After such early-’00s favorites as "Reading at Risk," which warned of an increasingly marginal status for the literary in America, the NEA is reportedly now releasing a report entitled "Reading on the Rise." The Washington Post:
For the first time since the NEA began surveying American reading habits in 1982 — and less than five years after it issued its famously gloomy "Reading at Risk" report — the percentage of American adults who report reading "novels, short stories, poems or plays" has risen instead of declining: from 46.7 percent in 2002 to 50.2 percent in 2008.
"Reading on the Rise: A New Chapter in American Literacy" is the triumphant headline on the new report.
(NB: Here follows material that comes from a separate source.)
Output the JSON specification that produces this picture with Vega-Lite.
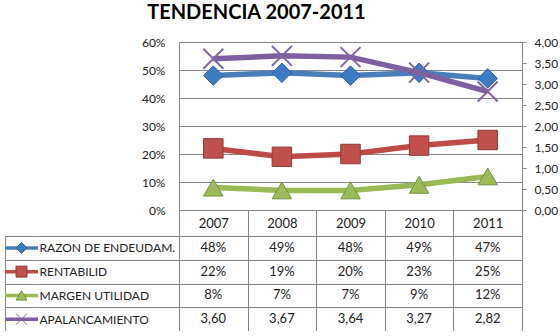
{
  "$schema": "https://vega.github.io/schema/vega-lite/v6.json",
  "padding": {"left": 3, "top": 3, "right": 0, "bottom": 0},
  "background": "white",
  "title": {"text": "TENDENCIA 2007-2011", "fontSize": 20, "fontWeight": "bold", "color": "#000000", "anchor": "middle", "dx": -24, "offset": 13},
  "config": {
    "font": "Lato",
    "view": {"stroke": null},
    "locale": {"number": {"decimal": ",", "thousands": ".", "grouping": [3], "currency": ["", " €"]}}
  },
  "data": {"values": [
    {"year": "2007", "series": "RAZON DE ENDEUDAM.", "value": 0.48},
    {"year": "2008", "series": "RAZON DE ENDEUDAM.", "value": 0.49},
    {"year": "2009", "series": "RAZON DE ENDEUDAM.", "value": 0.48},
    {"year": "2010", "series": "RAZON DE ENDEUDAM.", "value": 0.49},
    {"year": "2011", "series": "RAZON DE ENDEUDAM.", "value": 0.47},
    {"year": "2007", "series": "RENTABILID", "value": 0.22},
    {"year": "2008", "series": "RENTABILID", "value": 0.19},
    {"year": "2009", "series": "RENTABILID", "value": 0.20},
    {"year": "2010", "series": "RENTABILID", "value": 0.23},
    {"year": "2011", "series": "RENTABILID", "value": 0.25},
    {"year": "2007", "series": "MARGEN UTILIDAD", "value": 0.08},
    {"year": "2008", "series": "MARGEN UTILIDAD", "value": 0.07},
    {"year": "2009", "series": "MARGEN UTILIDAD", "value": 0.07},
    {"year": "2010", "series": "MARGEN UTILIDAD", "value": 0.09},
    {"year": "2011", "series": "MARGEN UTILIDAD", "value": 0.12},
    {"year": "2007", "series": "APALANCAMIENTO", "value": 3.60},
    {"year": "2008", "series": "APALANCAMIENTO", "value": 3.67},
    {"year": "2009", "series": "APALANCAMIENTO", "value": 3.64},
    {"year": "2010", "series": "APALANCAMIENTO", "value": 3.27},
    {"year": "2011", "series": "APALANCAMIENTO", "value": 2.82}
  ]},
  "columns": 3,
  "spacing": {"row": 26, "column": 0},
  "bounds": "flush",
  "align": "each",
  "concat": [
    {"width": 33, "height": 1, "transform": [{"filter": "false"}], "mark": {"type": "point", "opacity": 0}, "encoding": {}},
    {"width": 141, "height": 1, "transform": [{"filter": "false"}], "mark": {"type": "point", "opacity": 0}, "encoding": {}},
    {
      "width": 343, "height": 168,
      "layer": [
        {
          "transform": [{"filter": "datum.series != 'APALANCAMIENTO'"}],
          "encoding": {
            "x": {"field": "year", "type": "nominal", "scale": {"type": "band", "paddingInner": 0, "paddingOuter": 0},
                  "axis": {"orient": "bottom", "title": null, "tickBand": "extent", "tickSize": 26, "tickColor": "#868686", "domainColor": "#868686", "labelBaseline": "middle", "labelPadding": -13, "labelFontSize": 13, "labelColor": "#222222", "labelAngle": 0, "grid": false}},
            "y": {"field": "value", "type": "quantitative", "scale": {"domain": [0, 0.6], "nice": false},
                  "axis": {"orient": "left", "title": null, "values": [0, 0.1, 0.2, 0.3, 0.4, 0.5, 0.6], "format": ".0%", "grid": true, "gridColor": "#868686", "ticks": false, "tickSize": 0, "labelPadding": 14, "domainColor": "#868686", "labelFontSize": 12, "labelColor": "#222222"}}
          },
          "layer": [
            {"mark": {"type": "line", "strokeWidth": 5.5},
             "encoding": {"color": {"field": "series", "type": "nominal", "legend": null, "scale": {"domain": ["RAZON DE ENDEUDAM.", "RENTABILID", "MARGEN UTILIDAD", "APALANCAMIENTO"], "range": ["#4A7EBB", "#BE4B48", "#98B954", "#7D60A0"]}}}},
            {"mark": {"type": "point", "filled": true, "size": 380, "strokeWidth": 1, "opacity": 1},
             "encoding": {
               "shape": {"field": "series", "type": "nominal", "legend": null, "scale": {"domain": ["RAZON DE ENDEUDAM.", "RENTABILID", "MARGEN UTILIDAD", "APALANCAMIENTO"], "range": ["diamond", "square", "triangle-up", "M-1,-1L1,1M-1,1L1,-1"]}},
               "fill": {"field": "series", "type": "nominal", "legend": null, "scale": {"domain": ["RAZON DE ENDEUDAM.", "RENTABILID", "MARGEN UTILIDAD", "APALANCAMIENTO"], "range": ["#3D7BC2", "#C0504D", "#9BBB59", "#8064A2"]}},
               "stroke": {"field": "series", "type": "nominal", "legend": null, "scale": {"domain": ["RAZON DE ENDEUDAM.", "RENTABILID", "MARGEN UTILIDAD", "APALANCAMIENTO"], "range": ["#2C5F9A", "#8E3A38", "#76923C", "#8064A2"]}}
             }}
          ]
        },
        {
          "transform": [{"filter": "datum.series == 'APALANCAMIENTO'"}],
          "encoding": {
            "x": {"field": "year", "type": "nominal", "scale": {"type": "band", "paddingInner": 0, "paddingOuter": 0}},
            "y": {"field": "value", "type": "quantitative", "scale": {"domain": [0, 4], "nice": false},
                  "axis": {"orient": "right", "title": null, "values": [0, 0.5, 1, 1.5, 2, 2.5, 3, 3.5, 4], "format": ".2f", "grid": false, "tickSize": 4, "tickColor": "#868686", "labelPadding": 8, "domainColor": "#868686", "labelFontSize": 12, "labelColor": "#222222"}}
          },
          "layer": [
            {"mark": {"type": "line", "strokeWidth": 5.5},
             "encoding": {"color": {"field": "series", "type": "nominal", "legend": null, "scale": {"domain": ["RAZON DE ENDEUDAM.", "RENTABILID", "MARGEN UTILIDAD", "APALANCAMIENTO"], "range": ["#4A7EBB", "#BE4B48", "#98B954", "#7D60A0"]}}}},
            {"mark": {"type": "point", "filled": false, "size": 400, "strokeWidth": 2, "opacity": 1},
             "encoding": {
               "shape": {"field": "series", "type": "nominal", "legend": null, "scale": {"domain": ["RAZON DE ENDEUDAM.", "RENTABILID", "MARGEN UTILIDAD", "APALANCAMIENTO"], "range": ["diamond", "square", "triangle-up", "M-1,-1L1,1M-1,1L1,-1"]}},
               "stroke": {"field": "series", "type": "nominal", "legend": null, "scale": {"domain": ["RAZON DE ENDEUDAM.", "RENTABILID", "MARGEN UTILIDAD", "APALANCAMIENTO"], "range": ["#2C5F9A", "#8E3A38", "#76923C", "#8064A2"]}}
             }}
          ]
        }
      ],
      "resolve": {"scale": {"y": "independent"}}
    },
    {
      "width": 33, "height": 95,
      "transform": [{"filter": "datum.year == '2007'"}],
      "encoding": {
        "y": {"field": "series", "type": "nominal", "scale": {"domain": ["RAZON DE ENDEUDAM.", "RENTABILID", "MARGEN UTILIDAD", "APALANCAMIENTO"], "paddingInner": 0, "paddingOuter": 0},
              "axis": {"orient": "left", "title": null, "labels": false, "ticks": false, "domain": true, "domainColor": "#868686", "grid": true, "gridColor": "#868686", "tickBand": "extent"}}
      },
      "layer": [
        {"mark": {"type": "rule", "strokeWidth": 3.5},
         "encoding": {"color": {"field": "series", "type": "nominal", "legend": null, "scale": {"domain": ["RAZON DE ENDEUDAM.", "RENTABILID", "MARGEN UTILIDAD", "APALANCAMIENTO"], "range": ["#4A7EBB", "#BE4B48", "#98B954", "#7D60A0"]}}}},
        {"mark": {"type": "point", "filled": true, "size": 120, "strokeWidth": 1, "opacity": 1},
         "encoding": {
           "shape": {"field": "series", "type": "nominal", "legend": null, "scale": {"domain": ["RAZON DE ENDEUDAM.", "RENTABILID", "MARGEN UTILIDAD", "APALANCAMIENTO"], "range": ["diamond", "square", "triangle-up", "M-1,-1L1,1M-1,1L1,-1"]}},
           "fill": {"field": "series", "type": "nominal", "legend": null, "scale": {"domain": ["RAZON DE ENDEUDAM.", "RENTABILID", "MARGEN UTILIDAD", "APALANCAMIENTO"], "range": ["#3D7BC2", "#C0504D", "#9BBB59", "#8064A2"]}},
           "stroke": {"field": "series", "type": "nominal", "legend": null, "scale": {"domain": ["RAZON DE ENDEUDAM.", "RENTABILID", "MARGEN UTILIDAD", "APALANCAMIENTO"], "range": ["#2C5F9A", "#8E3A38", "#76923C", "#8064A2"]}}
         }}
      ]
    },
    {
      "width": 141, "height": 95,
      "transform": [{"filter": "datum.year == '2007'"}],
      "mark": {"type": "point", "opacity": 0},
      "encoding": {
        "y": {"field": "series", "type": "nominal", "scale": {"domain": ["RAZON DE ENDEUDAM.", "RENTABILID", "MARGEN UTILIDAD", "APALANCAMIENTO"], "paddingInner": 0, "paddingOuter": 0},
              "axis": {"orient": "left", "title": null, "labels": true, "labelAlign": "left", "labelPadding": -1, "ticks": false, "tickSize": 0, "domain": false, "grid": true, "gridColor": "#868686", "tickBand": "extent", "labelFontSize": 12, "labelColor": "#222222", "labelLimit": 0}}
      }
    },
    {
      "width": 343, "height": 95,
      "encoding": {
        "x": {"field": "year", "type": "nominal", "scale": {"type": "band", "paddingInner": 0, "paddingOuter": 0},
              "axis": {"orient": "top", "title": null, "labels": false, "ticks": false, "domain": false, "grid": true, "gridColor": "#868686", "tickBand": "extent"}},
        "y": {"field": "series", "type": "nominal", "scale": {"domain": ["RAZON DE ENDEUDAM.", "RENTABILID", "MARGEN UTILIDAD", "APALANCAMIENTO"], "paddingInner": 0, "paddingOuter": 0},
              "axis": {"orient": "left", "title": null, "labels": false, "ticks": false, "domain": false, "grid": true, "gridColor": "#868686", "tickBand": "extent"}}
      },
      "layer": [
        {"transform": [{"filter": "datum.series != 'APALANCAMIENTO'"}],
         "mark": {"type": "text", "fontSize": 13, "color": "#222222"},
         "encoding": {"text": {"field": "value", "type": "quantitative", "format": ".0%"}}},
        {"transform": [{"filter": "datum.series == 'APALANCAMIENTO'"}],
         "mark": {"type": "text", "fontSize": 13, "color": "#222222"},
         "encoding": {"text": {"field": "value", "type": "quantitative", "format": ".2f"}}}
      ]
    }
  ]
}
In a preface, outgoing NEA Chairman Dana Gioia called it a "turning point in recent American cultural history" and emphasized that "the most significant growth has been among young adults," the group previously showing the biggest reading declines.
Certainly good news, but a four-point uptick is certainly conclusive evidence of "turning point in recent American cultural history." We’ll have to wait for the actual report from the NEA, but I’d like to verify that the four percent change isn’t within the margin of error for both studies. And while a 4 percent increase is better than a 4 percent decline, both stats are still largely down from the 57 percent recorded in 1982, and even the 54 percent in 1992.
The New York Times is also reporting this story, with a little data from beneath the topline figures:
Among ethnic groups the latest report found that the proportion of literary reading increased most for what the study classifies as Hispanic Americans, rising to 31.9 percent in 2008 for adults 18 and over, from 26.5 percent in 2002. The highest percentage of literary reading was among whites, at 55.7 percent, up from 51.4 percent in 2002. The rate of literary reading among men 18 and older increased to 41.9 percent in 2008, from 37.6 percent in 2002. The proportion also increased among women, to 58 percent in 2008, from 55.1 percent in 2002.
At the same time the survey found that the proportion of adults who said they had read any kind of a book, fiction or nonfiction, that was not required for work or school actually declined slightly since 2002, to 54.3 percent from 56.6 percent.